* PROBLEM REQUIREMENTS:
All of the data should be output character for character, except the pictures.

* SUPPLIED INFORMATION:
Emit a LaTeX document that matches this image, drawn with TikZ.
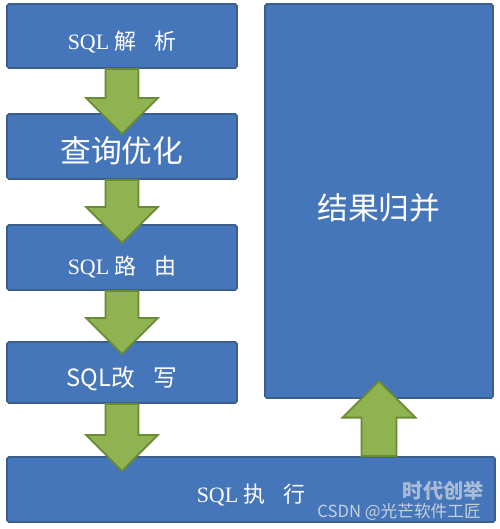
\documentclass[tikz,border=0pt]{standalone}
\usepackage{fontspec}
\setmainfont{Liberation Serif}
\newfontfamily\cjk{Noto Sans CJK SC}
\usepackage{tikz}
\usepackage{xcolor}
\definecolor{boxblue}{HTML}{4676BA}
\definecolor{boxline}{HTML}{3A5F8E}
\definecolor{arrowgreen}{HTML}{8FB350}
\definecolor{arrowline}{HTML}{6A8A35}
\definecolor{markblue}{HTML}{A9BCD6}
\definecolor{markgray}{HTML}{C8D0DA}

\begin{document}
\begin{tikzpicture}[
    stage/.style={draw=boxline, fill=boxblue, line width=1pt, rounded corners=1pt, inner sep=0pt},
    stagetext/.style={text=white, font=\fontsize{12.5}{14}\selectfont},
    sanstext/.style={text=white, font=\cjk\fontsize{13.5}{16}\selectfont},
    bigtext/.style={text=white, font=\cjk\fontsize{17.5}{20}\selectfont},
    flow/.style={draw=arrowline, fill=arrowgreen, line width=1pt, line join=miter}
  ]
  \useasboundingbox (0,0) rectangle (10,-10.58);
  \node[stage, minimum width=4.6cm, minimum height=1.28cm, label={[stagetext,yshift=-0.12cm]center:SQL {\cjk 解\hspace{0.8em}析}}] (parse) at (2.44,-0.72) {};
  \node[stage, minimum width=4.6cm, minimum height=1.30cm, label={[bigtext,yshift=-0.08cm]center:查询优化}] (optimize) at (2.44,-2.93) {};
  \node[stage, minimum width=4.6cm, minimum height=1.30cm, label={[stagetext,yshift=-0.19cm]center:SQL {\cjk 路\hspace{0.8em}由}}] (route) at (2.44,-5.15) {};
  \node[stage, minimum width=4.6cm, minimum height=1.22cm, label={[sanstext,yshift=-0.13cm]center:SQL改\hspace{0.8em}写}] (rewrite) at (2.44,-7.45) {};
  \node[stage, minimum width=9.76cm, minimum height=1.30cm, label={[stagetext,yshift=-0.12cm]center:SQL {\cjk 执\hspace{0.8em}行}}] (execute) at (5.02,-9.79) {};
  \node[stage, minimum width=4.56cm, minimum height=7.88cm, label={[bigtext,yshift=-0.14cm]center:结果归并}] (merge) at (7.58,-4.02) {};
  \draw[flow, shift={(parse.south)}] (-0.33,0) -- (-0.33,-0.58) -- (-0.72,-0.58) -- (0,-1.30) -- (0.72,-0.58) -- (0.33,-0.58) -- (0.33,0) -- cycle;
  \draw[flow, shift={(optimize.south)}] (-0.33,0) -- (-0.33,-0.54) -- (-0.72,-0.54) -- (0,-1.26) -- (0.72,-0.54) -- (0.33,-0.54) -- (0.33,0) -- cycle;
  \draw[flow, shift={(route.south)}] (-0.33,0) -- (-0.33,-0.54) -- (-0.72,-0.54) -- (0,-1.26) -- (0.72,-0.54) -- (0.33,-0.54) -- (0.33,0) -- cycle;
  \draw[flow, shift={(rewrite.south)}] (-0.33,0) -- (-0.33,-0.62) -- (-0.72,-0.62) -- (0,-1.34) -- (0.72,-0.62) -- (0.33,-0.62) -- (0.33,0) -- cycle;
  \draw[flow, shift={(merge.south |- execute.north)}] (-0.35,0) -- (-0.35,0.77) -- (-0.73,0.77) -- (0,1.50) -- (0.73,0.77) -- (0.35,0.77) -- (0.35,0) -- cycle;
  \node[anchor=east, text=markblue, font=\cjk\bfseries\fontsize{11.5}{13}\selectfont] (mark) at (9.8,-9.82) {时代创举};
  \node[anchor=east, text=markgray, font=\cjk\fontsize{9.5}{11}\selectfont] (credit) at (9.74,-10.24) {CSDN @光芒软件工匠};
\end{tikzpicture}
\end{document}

* OUTPUT BELOW:
Emit a LaTeX document that matches this image, drawn with TikZ.
\documentclass[tikz,border=0pt]{standalone}
\usepackage{fontspec}
\setmainfont{Liberation Serif}
\newfontfamily\cjk{Noto Sans CJK SC}
\usepackage{tikz}
\usepackage{xcolor}
\definecolor{boxblue}{HTML}{4676BA}
\definecolor{boxline}{HTML}{3A5F8E}
\definecolor{arrowgreen}{HTML}{8FB350}
\definecolor{arrowline}{HTML}{6A8A35}
\definecolor{markblue}{HTML}{A9BCD6}
\definecolor{markgray}{HTML}{C8D0DA}

\begin{document}
\begin{tikzpicture}[
    stage/.style={draw=boxline, fill=boxblue, line width=1pt, rounded corners=1pt, inner sep=0pt},
    stagetext/.style={text=white, font=\fontsize{12.5}{14}\selectfont},
    sanstext/.style={text=white, font=\cjk\fontsize{13.5}{16}\selectfont},
    bigtext/.style={text=white, font=\cjk\fontsize{17.5}{20}\selectfont},
    flow/.style={draw=arrowline, fill=arrowgreen, line width=1pt, line join=miter}
  ]
  \useasboundingbox (0,0) rectangle (10,-10.58);
  \node[stage, minimum width=4.6cm, minimum height=1.28cm, label={[stagetext,yshift=-0.12cm]center:SQL {\cjk 解\hspace{0.8em}析}}] (parse) at (2.44,-0.72) {};
  \node[stage, minimum width=4.6cm, minimum height=1.30cm, label={[bigtext,yshift=-0.08cm]center:查询优化}] (optimize) at (2.44,-2.93) {};
  \node[stage, minimum width=4.6cm, minimum height=1.30cm, label={[stagetext,yshift=-0.19cm]center:SQL {\cjk 路\hspace{0.8em}由}}] (route) at (2.44,-5.15) {};
  \node[stage, minimum width=4.6cm, minimum height=1.22cm, label={[sanstext,yshift=-0.13cm]center:SQL改\hspace{0.8em}写}] (rewrite) at (2.44,-7.45) {};
  \node[stage, minimum width=9.76cm, minimum height=1.30cm, label={[stagetext,yshift=-0.12cm]center:SQL {\cjk 执\hspace{0.8em}行}}] (execute) at (5.02,-9.79) {};
  \node[stage, minimum width=4.56cm, minimum height=7.88cm, label={[bigtext,yshift=-0.14cm]center:结果归并}] (merge) at (7.58,-4.02) {};
  \draw[flow, shift={(parse.south)}] (-0.33,0) -- (-0.33,-0.58) -- (-0.72,-0.58) -- (0,-1.30) -- (0.72,-0.58) -- (0.33,-0.58) -- (0.33,0) -- cycle;
  \draw[flow, shift={(optimize.south)}] (-0.33,0) -- (-0.33,-0.54) -- (-0.72,-0.54) -- (0,-1.26) -- (0.72,-0.54) -- (0.33,-0.54) -- (0.33,0) -- cycle;
  \draw[flow, shift={(route.south)}] (-0.33,0) -- (-0.33,-0.54) -- (-0.72,-0.54) -- (0,-1.26) -- (0.72,-0.54) -- (0.33,-0.54) -- (0.33,0) -- cycle;
  \draw[flow, shift={(rewrite.south)}] (-0.33,0) -- (-0.33,-0.62) -- (-0.72,-0.62) -- (0,-1.34) -- (0.72,-0.62) -- (0.33,-0.62) -- (0.33,0) -- cycle;
  \draw[flow, shift={(merge.south |- execute.north)}] (-0.35,0) -- (-0.35,0.77) -- (-0.73,0.77) -- (0,1.50) -- (0.73,0.77) -- (0.35,0.77) -- (0.35,0) -- cycle;
  \node[anchor=east, text=markblue, font=\cjk\bfseries\fontsize{11.5}{13}\selectfont] (mark) at (9.8,-9.82) {时代创举};
  \node[anchor=east, text=markgray, font=\cjk\fontsize{9.5}{11}\selectfont] (credit) at (9.74,-10.24) {CSDN @光芒软件工匠};
\end{tikzpicture}
\end{document}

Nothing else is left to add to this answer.